Dec 15, 2015

Signs and Wonders

Signs and Wonders
Black on black is not easy to see, but there she is - while some of the others look up at the aerial display.
It felt like an omen and a confirmation of something deep and spiritual.

Even though I am not one to quickly say, “everything happens for a reason,” or to subscribe to meanings behind seeing rare natural occurrences, I was stopped in my tracks this late morning.

The ducks were out – Coffees in the front fenced yard, Runners et al in the Tea Garden. I was happily shoveling what will be the base of the new Day Pen for the ducks – it needs very large (as in, at least 300 pounds each) stones moved, and a fair amount of soil redistributed to make the area a bit more level. I was addressing the soil component, and decided I would ask for help from someone younger and stronger to move those boulders. It was a balmy morning, in the 50’s Farenheit. The sun was shining. This is a day of grace here in New England, less than ten days before the Winter Solstice.

I usually keep an ear to the sky – hawks are known to take a dive at ducks and even carry them away in some parts of the world. One of the early warning signals is of crows mobbing. That always makes me look up.

This morning, I heard more than just crows, though. First, it was more crows than I often see going after a hawk. It was at least a dozen. And among those crow-caws I heard . . . ravens? I was sure of it and at the same time, tried talking myself into doubting myself. Ravens? Here?

But these were not caws, they were lower and louder and more complex, sounding more like words, and the birds were much larger than the crows, with different profiles. There were two or three hawks – it was difficult to sort out because not only was there much motion in the sky, I was hustling to be sure everyduck was under cover. Once I made sure of that, I turned my attention skyward and watched as the hawks flew off, pursued by the group of large and larger black birds. The mix of crow and raven cries was unmistakable as it faded into the distance, following the flight northward of the hawks.

Here is a link to a page that compares crows and ravens.

There was something holy in those moments – all that winged motion overhead, the unusual character of the situation – so many birds in flight, so much cacophony, such unlikely visitors. Even the hawks looked very large and different. They may have been migrating through, a species we rarely see around here. I did not have time or brainspace to make an identification, and they were moving quickly.

I watched the flight of the hawks as they headed up the valley, crows and ravens in pursuit. Then I turned to look into the duck pen.

I beheld yet another first! Our tiny Black East Indies adoptee had hopped into the swim pan and was floating on the water, happily splashing and preening.
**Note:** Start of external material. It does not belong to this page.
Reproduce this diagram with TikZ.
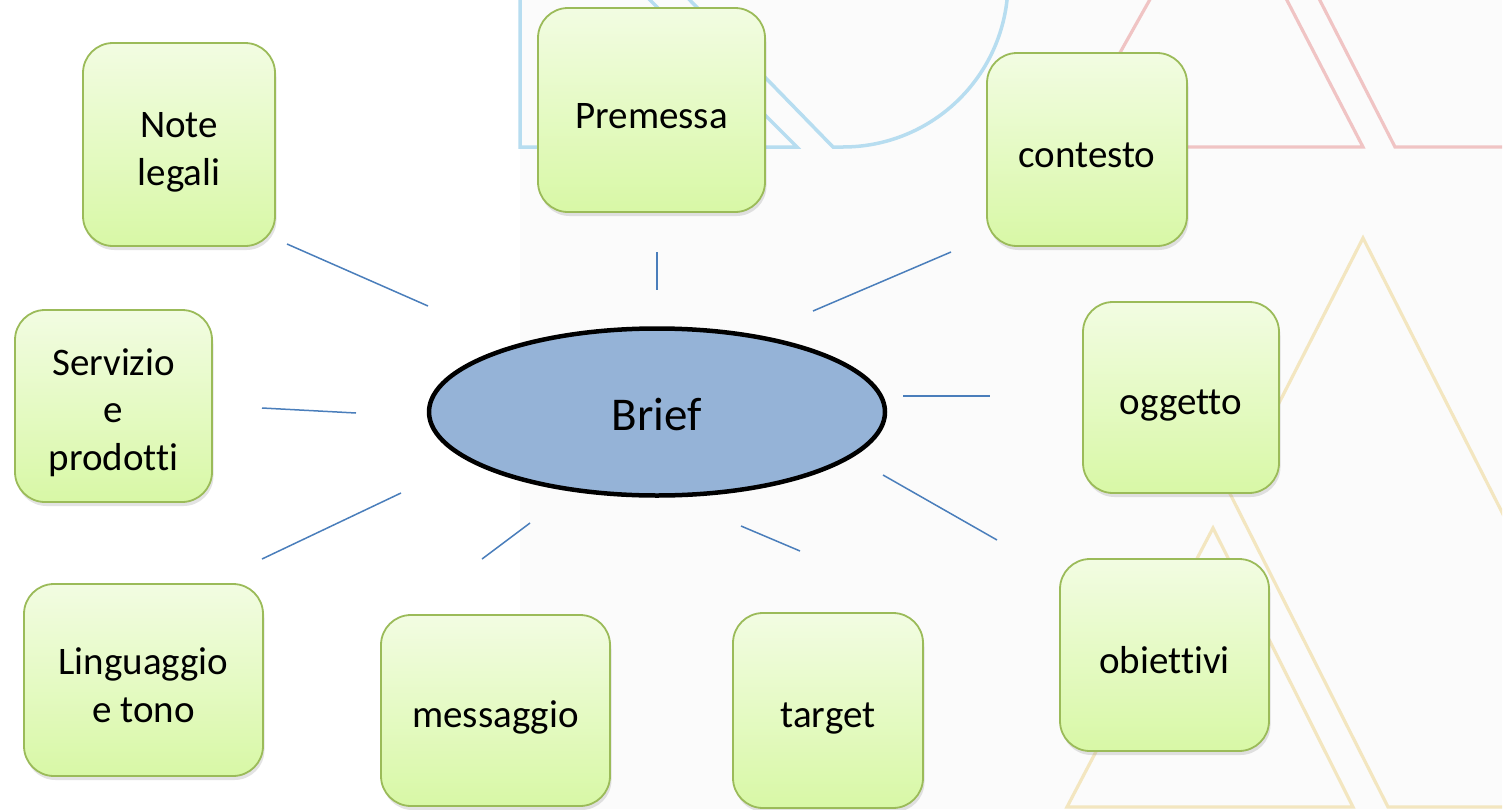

Now, the sight of a duck enjoying herself in a tub of water is hardly unusual, especially around here. But she came to us a few months ago with some history. That history included not having spent time in water, at least not in a long, long time if ever. And her feathers showed it. The first time she hopped into a small swim pan, she sank like a rock and her feathers soaked up water. She had to be taken out and dried off. Of course as soon as she was set down, she jumped right back into the water!

In the warm weather that was not too terrible, but we knew the little one would be at risk of drowning or hypothermia if she were to get into a container too deep for her to easily get out of. So for months, part of her care included making sure there was a ramp in the swim pan that she could climb and perch on in the unlikely event she could scale the edge of the pan to begin with. It is eye height on her – very unlikely she could get in, but with what I know from ducks experientially, I took no chances.

And so it went, for four solid months. She was given a shallow bucket to splash in, and watched closely for any signs of chilling. Each week her feathers were noticeably more water-resistant, the rich black color deepening, and the jewel-like shimmers of purple and green more breathtaking. The high-quality food and access to fresh water was working well. And not once did she show any interest in the big swim pan aside from sipping water at the edge, on her tiptoes.

But there she was, this morning. She had jumped in while I was watching the aerial display. Perhaps she even flapped her wings to get aloft enough to clear the top of the swim pan.

Instead of soaking and sinking, her feathers buoyed her atop the water as she dove, slapped her wings on the water, shook, wiggled, and splashed water all around the swim pan. Most of the flock was nearby, some drinking at the pan’s edge.

As ducks will do, someone gave the signal and the flock suddenly walked over to a different spot in the garden, leaving the little B.E.I. to herself. She looked around, as if to find the exit ramp. But there was none, as the Tea Garden is a temporary pen area.

Moments later, she hopped out, making a perfect two-point landing, and happily trotted over to join the flock.

These precious windows into what had seemed very unlikely if not impossible have a holy feeling to them, for me. I was touched with the sensation that perhaps at least some of my cherished dreams may not have to be let go.